Seven constitutional scholars; conservative Members of Congress such as Sen. Tom Coburn and Rep. Ron Paul; Tea Party Patriots co-founder Mark Meckler; and the national group of state legislators have already determined that a national medical malpractice ”tort reform” bill is clearly unconstitutional. They agree that the Founding Fathers intended for the states to run their own tort law system, each in their own way, and the federal government has no business mandating a ”one-size-fits-all” system. Dr. John Baker, a highly respected conservative scholar, discussed the constitutional issues today on the nationally syndicated “What’s Up” radio program with host Terry Lowry (download podcast here).
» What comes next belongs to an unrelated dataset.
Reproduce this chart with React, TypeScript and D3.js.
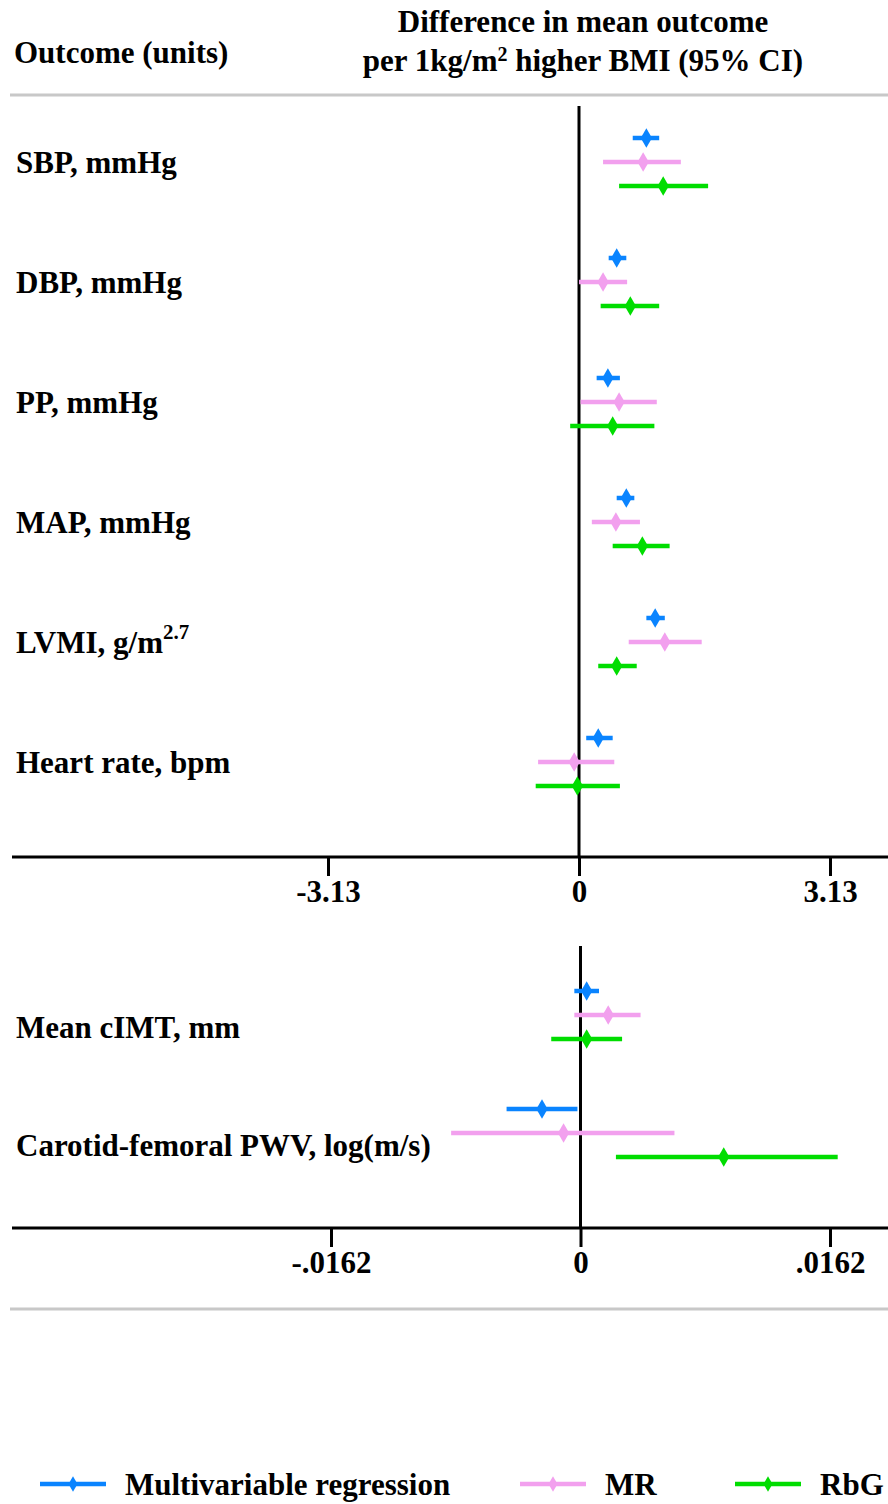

Nevertheless, one powerful U.S. House committee chairman continues to push for H.R. 5, the so-called ”HEALTH Act,” which would nationalize medical malpractice litigation. Rep. Fred Upton, chairman of the Energy & Commerce Committee, released a report this week on the committee’s achievements during the first six months of this year. In the report, he enthusiastically supports H.R. 5 as a means of saving billions in federal spending.
Setting aside the dubious math used to arrive at that conclusion, it’s amazing to me that a Republican in such a senior position would so clearly ignore the unconstitutionality of the bill. He might as well have proposed a federal sales tax on the sale of handguns and newspapers. Maybe someone in House Republican leadership can explain the meaning of the word “unconstitutional” to him. For the bill to pass the House now would be nothing but an exercise in raw, naked political power by the same medical associations who conspired to give us ObamaCare last year. Why would a Republican committee chairman back their special interest bill?